12 abril 2009

Os homens se orgulham de suas realizações e têm todo o direito de se orgulharem. Contudo,parecem ter observado que o poder recentemente adquirido sobre o espaço e o tempo, a subjugação das forças da natureza, consecução de um anseio que remonta a milhares de anos, não aumentou a quantidade de satisfação prazerosa que poderiam esperar da vida e não os tornou mais felizes. Reconhecendo esse fato, devemos contentar-nos em concluir que o poder sobre a natureza não constitui a única pré-condição da felicidade humana, assim como não é o único objetivo do esforço cultural” (Sigmund Freud, O Mal-Estar da Civilização, 1929).
“Para compreender o papel predominante da técnica na civilização moderna, é preciso, antes de tudo, (...) explicar não apenas a existência de novos instrumentos mecânicos, mas expor como a cultura estava pronta para utilizá-los e deles aproveitar-se amplamente. (...) a mecanização e a arregimentação não são fenômenos novos na história. O que é novo, é o fato que estas funções tenham sido projetadas e encarnadas em formas organizadas que dominam todos os aspectos de nossa existência” ( Lewis Mumford, Técnica e Civilização, 1934).

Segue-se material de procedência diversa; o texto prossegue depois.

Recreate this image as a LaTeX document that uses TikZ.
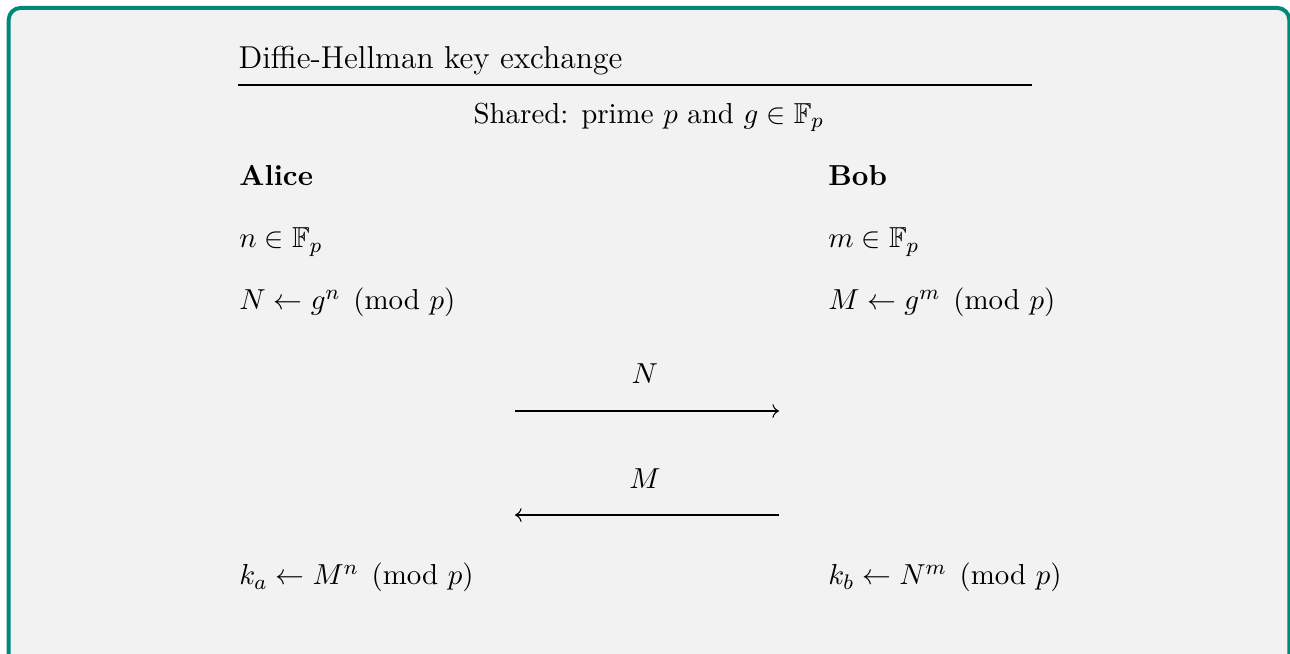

TECNOTOPIA versus TECNOFOBIA.
O MAL-ESTAR NO SÉCULO XXI
Gustavo Lins Ribeiro / Departamento de Antropologia /Universidade de Brasília

Ciência e tecnologia são herdeiras dos mais poderosos mitos da civilização ocidental, cavalgando promessas de progresso ilimitado, de organização racional da vida social, política e econômica, e de subjugação do mundo social e natural aos desejos e ao planejamento de decision-makers iluminados pelo saber. A formação do par C & T é resultado de complexos processos históricos que confluíram para uma naturalização tão intensa sobre seu papel na vida social, cultural, política e econômica que, hoje, podemos considerar estarmos imersos em uma cultura tecnocientífica. Rótulos como cibercultura fazem prospecções sobre os novos fantasmas e modalidades de vida de que estão prenhes as tecnologias de ponta. Para Arturo Escobar (1994: 214), cibercultura "refere-se especificamente a novas tecnologias em duas áreas: inteligência artificial (particularmente tecnologias de computação e informação) e biotecnologia". A difusão das novas tecnologias traz à luz dois regimes de sociabilidade: a tecnosociabilidade e a biosociabilidade que "encarnam a consciência de que cada vez mais vivemos e nos fazemos em meios tecnobioculturais estruturados por novas formas de ciência e tecnologia" (idem).

A dupla face utópica (paradisíaca) e distópica (apocalíptica) da tecnologia é central para entendermos os dilemas que cada vez mais enfrentaremos. Por um lado, encontramos formulações utópicas apoiadas na maravilha que se levanta da ampliação das qualidades e ações humanas. A tecnotopia, caudatária da ideologia do progresso e de uma visão evolutiva da história da tecnologia (especialmente a partir da Revolução Industrial), é hegemônica e, neste momento de crises de utopias, é, em larga medida, o grande metarrelato salvífico do mundo contemporâneo. Por outro lado, estão discursos distópicos apoiados no terror às forças destrutoras desencadeadas por diversas invenções (controladas por grupos específicos) ou no temor à punição provocada pela manipulação radical da natureza. A tecnofobia, marcada pela desigualdade da distribuição sócio-política-econômica do acesso à tecnologia e por um imaginário onde cohabitam discursos alternativos ou cosmologias mágico-religiosas com seus demiurgos, é, em geral, relegada a um segundo plano, mas, ocasionalmente, sobretudo quando o homem parece querer brincar de Deus, reúne energias com poder normativo e regulatório.

Ciberespaço, organismos engenheirados e ciborgs metaforizam a procura por transcendência tanto quanto são índices de ansiedades culturais do nosso tempo.

O surgimento de novos fetiches e sistemas de poder é levantado por Arthur Kroker e Michael Weinstein (1994) que apontam para o advento do "corpo ligado" (wired body) e daquilo que chamam de a "classe virtual".

Se existe algo que alimenta uma visão evolutiva de aperfeiçoamento constante no tempo, isto é a tecnologia. Não por outro motivo ela é a espinha dorsal da ideologia do progresso. Se a capacidade de intervenção no real será sempre mais elaborada, podemos esperar dilemas cada vez mais complexos. A tensão entre tecnotopia e tecnofobia persistirá e certamente interessará, cada vez mais, a todos. Dentre os muitos desafios que já se apresentam a diversas instituições, o do impacto do avanço científicotecnológico na vida política, cultural, econômica e social, nos corpos, na subjetividade, na natureza, é um dos maiores e crescerá aceleradamente.